Leave the pictures out and copy exactly the lines from the line containing "Recreate this image" to the line containing "7.5, 8, 4.5]", both lines included.

======== Material provided ========

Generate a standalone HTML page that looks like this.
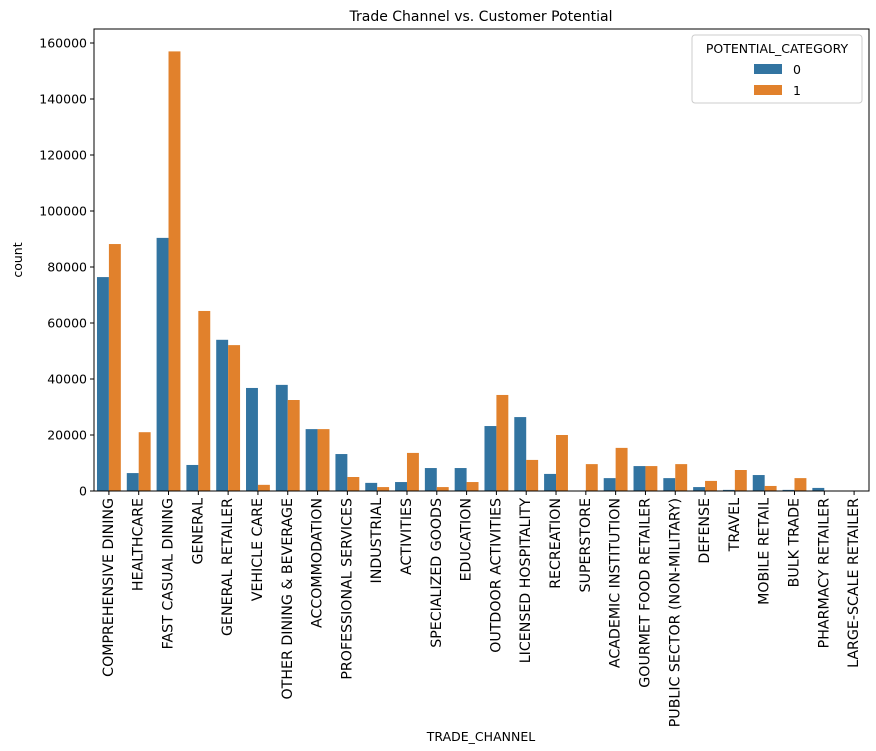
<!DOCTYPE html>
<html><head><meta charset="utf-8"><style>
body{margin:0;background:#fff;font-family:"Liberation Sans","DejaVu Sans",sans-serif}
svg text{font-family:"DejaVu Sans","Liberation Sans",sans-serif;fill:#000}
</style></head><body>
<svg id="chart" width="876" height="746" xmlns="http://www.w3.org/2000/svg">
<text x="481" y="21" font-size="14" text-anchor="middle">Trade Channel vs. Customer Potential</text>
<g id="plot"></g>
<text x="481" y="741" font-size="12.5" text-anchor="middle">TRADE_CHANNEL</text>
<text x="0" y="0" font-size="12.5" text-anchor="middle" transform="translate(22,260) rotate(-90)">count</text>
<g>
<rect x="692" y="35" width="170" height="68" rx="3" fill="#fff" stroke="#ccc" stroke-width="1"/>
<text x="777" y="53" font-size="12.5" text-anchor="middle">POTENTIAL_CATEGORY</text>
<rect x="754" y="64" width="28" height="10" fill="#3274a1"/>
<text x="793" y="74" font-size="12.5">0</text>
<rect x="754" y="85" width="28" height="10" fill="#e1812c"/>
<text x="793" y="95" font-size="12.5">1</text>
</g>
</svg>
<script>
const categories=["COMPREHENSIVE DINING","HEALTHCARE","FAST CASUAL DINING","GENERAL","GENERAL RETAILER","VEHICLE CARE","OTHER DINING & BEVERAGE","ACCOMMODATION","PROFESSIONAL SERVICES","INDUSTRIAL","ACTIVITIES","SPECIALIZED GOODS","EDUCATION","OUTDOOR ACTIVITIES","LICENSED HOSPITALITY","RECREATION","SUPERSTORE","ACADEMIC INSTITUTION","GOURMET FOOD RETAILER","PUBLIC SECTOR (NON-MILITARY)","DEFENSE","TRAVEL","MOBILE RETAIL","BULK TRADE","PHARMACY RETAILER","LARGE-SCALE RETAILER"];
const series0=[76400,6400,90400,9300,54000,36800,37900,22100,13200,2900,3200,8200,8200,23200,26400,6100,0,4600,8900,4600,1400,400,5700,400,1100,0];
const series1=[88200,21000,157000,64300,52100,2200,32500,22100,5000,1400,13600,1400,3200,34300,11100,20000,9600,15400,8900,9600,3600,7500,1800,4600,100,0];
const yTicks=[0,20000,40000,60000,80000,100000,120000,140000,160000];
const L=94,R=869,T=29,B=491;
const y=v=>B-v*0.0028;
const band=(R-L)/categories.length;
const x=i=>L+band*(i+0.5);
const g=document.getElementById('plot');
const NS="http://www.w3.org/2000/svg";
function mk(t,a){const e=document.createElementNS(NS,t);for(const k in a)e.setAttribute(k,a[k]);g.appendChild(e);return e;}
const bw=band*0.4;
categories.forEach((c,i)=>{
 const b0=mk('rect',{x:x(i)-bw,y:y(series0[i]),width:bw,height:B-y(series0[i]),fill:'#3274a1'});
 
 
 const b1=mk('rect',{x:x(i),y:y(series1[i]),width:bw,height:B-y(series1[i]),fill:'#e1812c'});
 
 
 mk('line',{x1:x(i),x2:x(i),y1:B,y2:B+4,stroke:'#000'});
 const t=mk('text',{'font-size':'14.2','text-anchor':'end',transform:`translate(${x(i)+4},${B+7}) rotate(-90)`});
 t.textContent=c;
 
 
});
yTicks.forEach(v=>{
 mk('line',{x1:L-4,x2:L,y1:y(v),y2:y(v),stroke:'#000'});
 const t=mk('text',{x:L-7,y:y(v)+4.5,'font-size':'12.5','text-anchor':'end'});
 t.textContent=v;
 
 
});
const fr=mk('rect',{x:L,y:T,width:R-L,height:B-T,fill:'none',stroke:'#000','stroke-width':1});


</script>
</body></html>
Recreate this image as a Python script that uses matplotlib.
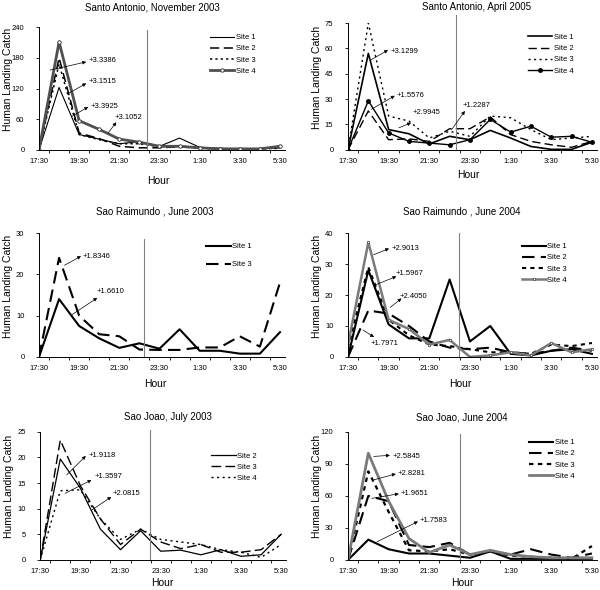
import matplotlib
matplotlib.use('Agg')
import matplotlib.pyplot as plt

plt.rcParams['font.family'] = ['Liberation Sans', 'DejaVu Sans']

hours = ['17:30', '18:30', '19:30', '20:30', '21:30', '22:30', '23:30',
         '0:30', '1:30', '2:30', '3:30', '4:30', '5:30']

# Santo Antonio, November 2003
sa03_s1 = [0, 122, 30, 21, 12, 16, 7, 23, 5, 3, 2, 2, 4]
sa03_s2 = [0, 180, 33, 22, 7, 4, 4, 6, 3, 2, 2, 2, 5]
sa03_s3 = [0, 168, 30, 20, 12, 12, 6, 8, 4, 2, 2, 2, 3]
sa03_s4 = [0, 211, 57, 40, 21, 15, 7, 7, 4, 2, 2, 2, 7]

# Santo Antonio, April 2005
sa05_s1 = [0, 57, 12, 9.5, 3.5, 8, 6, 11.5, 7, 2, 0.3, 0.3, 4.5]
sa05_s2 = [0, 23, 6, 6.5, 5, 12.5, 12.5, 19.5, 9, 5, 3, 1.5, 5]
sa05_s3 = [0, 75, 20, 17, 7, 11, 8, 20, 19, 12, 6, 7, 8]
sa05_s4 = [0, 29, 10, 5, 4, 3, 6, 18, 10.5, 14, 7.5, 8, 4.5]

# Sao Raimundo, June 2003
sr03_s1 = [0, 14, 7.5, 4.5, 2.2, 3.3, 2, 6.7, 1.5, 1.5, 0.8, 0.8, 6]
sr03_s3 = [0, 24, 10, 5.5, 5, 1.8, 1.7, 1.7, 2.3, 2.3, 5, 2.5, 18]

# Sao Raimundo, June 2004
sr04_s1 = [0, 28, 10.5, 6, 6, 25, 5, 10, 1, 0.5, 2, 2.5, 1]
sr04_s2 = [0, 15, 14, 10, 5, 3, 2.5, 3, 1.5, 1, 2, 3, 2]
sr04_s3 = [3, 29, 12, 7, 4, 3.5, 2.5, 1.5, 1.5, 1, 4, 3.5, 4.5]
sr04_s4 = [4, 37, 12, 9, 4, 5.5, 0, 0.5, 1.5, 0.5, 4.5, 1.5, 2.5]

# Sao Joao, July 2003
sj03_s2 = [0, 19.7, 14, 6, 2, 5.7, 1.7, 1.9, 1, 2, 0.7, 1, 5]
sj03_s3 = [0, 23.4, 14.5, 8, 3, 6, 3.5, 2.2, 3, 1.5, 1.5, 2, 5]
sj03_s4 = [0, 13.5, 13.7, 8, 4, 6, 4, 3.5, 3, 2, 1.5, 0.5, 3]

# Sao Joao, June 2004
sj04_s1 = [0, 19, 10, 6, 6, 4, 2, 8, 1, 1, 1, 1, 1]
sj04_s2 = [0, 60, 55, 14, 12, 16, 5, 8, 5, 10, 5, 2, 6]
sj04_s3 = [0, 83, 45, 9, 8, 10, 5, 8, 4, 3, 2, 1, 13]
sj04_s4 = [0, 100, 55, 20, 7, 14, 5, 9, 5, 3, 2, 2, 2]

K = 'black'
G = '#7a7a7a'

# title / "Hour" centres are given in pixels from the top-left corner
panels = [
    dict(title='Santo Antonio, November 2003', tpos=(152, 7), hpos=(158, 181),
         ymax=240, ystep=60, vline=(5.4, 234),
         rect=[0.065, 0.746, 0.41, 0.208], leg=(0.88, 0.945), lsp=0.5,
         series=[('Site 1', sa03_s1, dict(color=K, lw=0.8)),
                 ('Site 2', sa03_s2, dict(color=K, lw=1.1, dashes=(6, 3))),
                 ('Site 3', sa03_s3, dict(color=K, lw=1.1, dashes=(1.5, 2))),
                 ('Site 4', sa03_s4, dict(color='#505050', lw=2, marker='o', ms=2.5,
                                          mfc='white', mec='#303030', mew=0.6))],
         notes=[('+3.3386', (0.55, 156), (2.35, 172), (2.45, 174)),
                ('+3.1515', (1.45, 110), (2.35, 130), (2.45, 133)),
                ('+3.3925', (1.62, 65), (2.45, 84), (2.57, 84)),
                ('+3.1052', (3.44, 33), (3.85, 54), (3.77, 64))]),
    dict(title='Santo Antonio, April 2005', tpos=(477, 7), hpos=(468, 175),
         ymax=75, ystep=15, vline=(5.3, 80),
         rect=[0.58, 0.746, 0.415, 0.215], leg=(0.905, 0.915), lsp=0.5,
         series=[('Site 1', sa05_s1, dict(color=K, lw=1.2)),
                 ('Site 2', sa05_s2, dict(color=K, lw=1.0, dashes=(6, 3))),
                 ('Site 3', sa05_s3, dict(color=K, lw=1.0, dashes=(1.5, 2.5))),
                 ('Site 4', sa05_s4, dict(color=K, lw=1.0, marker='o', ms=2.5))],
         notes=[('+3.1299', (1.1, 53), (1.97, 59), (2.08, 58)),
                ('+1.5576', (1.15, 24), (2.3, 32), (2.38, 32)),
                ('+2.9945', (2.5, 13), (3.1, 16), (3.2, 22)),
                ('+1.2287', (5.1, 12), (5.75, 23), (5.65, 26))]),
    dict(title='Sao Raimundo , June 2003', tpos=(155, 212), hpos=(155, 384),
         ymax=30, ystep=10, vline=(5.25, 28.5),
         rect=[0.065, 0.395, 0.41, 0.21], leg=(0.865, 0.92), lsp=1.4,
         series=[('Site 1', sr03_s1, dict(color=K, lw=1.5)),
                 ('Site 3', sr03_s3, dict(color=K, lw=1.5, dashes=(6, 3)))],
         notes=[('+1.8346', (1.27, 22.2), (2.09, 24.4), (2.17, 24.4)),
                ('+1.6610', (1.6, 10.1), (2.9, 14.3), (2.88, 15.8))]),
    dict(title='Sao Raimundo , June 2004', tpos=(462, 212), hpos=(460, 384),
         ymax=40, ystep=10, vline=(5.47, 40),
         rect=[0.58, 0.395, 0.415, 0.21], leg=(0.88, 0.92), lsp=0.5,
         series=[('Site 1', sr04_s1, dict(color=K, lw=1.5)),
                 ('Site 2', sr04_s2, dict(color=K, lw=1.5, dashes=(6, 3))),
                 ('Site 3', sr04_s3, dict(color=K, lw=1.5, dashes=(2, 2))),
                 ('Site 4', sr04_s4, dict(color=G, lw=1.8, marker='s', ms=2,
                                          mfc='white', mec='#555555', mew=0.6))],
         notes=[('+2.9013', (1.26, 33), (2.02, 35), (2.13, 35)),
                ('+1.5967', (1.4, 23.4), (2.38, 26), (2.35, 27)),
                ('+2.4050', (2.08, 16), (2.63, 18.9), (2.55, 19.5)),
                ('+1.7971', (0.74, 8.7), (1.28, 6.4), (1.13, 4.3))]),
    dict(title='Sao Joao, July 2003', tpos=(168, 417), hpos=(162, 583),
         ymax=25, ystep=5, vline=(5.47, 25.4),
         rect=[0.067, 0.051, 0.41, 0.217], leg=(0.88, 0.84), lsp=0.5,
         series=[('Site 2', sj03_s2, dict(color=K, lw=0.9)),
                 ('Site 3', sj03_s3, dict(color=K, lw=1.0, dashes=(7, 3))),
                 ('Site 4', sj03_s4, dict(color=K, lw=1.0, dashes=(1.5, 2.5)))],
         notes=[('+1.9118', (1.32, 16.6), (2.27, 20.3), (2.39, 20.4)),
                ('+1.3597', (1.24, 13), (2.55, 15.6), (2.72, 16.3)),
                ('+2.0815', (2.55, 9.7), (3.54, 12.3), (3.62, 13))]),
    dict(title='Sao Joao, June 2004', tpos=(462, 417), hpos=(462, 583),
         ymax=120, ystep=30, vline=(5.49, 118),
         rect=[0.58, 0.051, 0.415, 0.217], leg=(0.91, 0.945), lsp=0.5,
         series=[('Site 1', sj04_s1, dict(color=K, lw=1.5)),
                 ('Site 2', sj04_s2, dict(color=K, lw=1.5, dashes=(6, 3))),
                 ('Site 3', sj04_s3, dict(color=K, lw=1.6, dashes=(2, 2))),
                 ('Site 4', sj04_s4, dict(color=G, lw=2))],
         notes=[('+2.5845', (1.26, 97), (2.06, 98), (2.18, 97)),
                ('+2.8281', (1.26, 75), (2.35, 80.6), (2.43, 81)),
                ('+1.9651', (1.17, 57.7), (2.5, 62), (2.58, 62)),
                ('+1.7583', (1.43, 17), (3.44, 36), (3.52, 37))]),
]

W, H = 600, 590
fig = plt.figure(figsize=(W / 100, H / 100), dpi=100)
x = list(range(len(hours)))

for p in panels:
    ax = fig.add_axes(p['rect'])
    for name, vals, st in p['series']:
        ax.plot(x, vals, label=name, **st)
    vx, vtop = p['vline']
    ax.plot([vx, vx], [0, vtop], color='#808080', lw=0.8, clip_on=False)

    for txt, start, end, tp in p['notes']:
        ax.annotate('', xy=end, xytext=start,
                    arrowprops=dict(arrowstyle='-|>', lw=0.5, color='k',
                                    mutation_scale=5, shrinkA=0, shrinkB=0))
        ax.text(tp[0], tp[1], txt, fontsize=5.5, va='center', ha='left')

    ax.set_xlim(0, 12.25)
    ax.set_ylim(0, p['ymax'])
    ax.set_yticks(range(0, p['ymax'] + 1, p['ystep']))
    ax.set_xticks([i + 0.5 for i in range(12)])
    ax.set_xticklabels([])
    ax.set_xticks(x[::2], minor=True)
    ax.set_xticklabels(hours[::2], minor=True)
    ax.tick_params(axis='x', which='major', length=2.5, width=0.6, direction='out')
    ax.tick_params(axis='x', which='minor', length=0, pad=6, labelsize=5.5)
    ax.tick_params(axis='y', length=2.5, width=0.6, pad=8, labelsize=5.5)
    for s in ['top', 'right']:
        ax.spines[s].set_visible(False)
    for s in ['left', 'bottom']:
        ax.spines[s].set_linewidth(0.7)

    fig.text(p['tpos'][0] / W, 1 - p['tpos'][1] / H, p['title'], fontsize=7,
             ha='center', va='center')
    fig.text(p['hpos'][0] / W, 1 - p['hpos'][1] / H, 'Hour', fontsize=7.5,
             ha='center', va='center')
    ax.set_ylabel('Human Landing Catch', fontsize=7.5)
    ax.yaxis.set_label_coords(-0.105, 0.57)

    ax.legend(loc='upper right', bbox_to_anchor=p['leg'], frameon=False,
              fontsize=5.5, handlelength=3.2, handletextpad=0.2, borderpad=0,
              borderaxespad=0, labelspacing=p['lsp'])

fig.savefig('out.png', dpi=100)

========

● Result of this task
Recreate this image as a Python script that uses matplotlib.
import matplotlib
matplotlib.use('Agg')
import matplotlib.pyplot as plt

plt.rcParams['font.family'] = ['Liberation Sans', 'DejaVu Sans']

hours = ['17:30', '18:30', '19:30', '20:30', '21:30', '22:30', '23:30',
         '0:30', '1:30', '2:30', '3:30', '4:30', '5:30']

# Santo Antonio, November 2003
sa03_s1 = [0, 122, 30, 21, 12, 16, 7, 23, 5, 3, 2, 2, 4]
sa03_s2 = [0, 180, 33, 22, 7, 4, 4, 6, 3, 2, 2, 2, 5]
sa03_s3 = [0, 168, 30, 20, 12, 12, 6, 8, 4, 2, 2, 2, 3]
sa03_s4 = [0, 211, 57, 40, 21, 15, 7, 7, 4, 2, 2, 2, 7]

# Santo Antonio, April 2005
sa05_s1 = [0, 57, 12, 9.5, 3.5, 8, 6, 11.5, 7, 2, 0.3, 0.3, 4.5]
sa05_s2 = [0, 23, 6, 6.5, 5, 12.5, 12.5, 19.5, 9, 5, 3, 1.5, 5]
sa05_s3 = [0, 75, 20, 17, 7, 11, 8, 20, 19, 12, 6, 7, 8]
sa05_s4 = [0, 29, 10, 5, 4, 3, 6, 18, 10.5, 14, 7.5, 8, 4.5]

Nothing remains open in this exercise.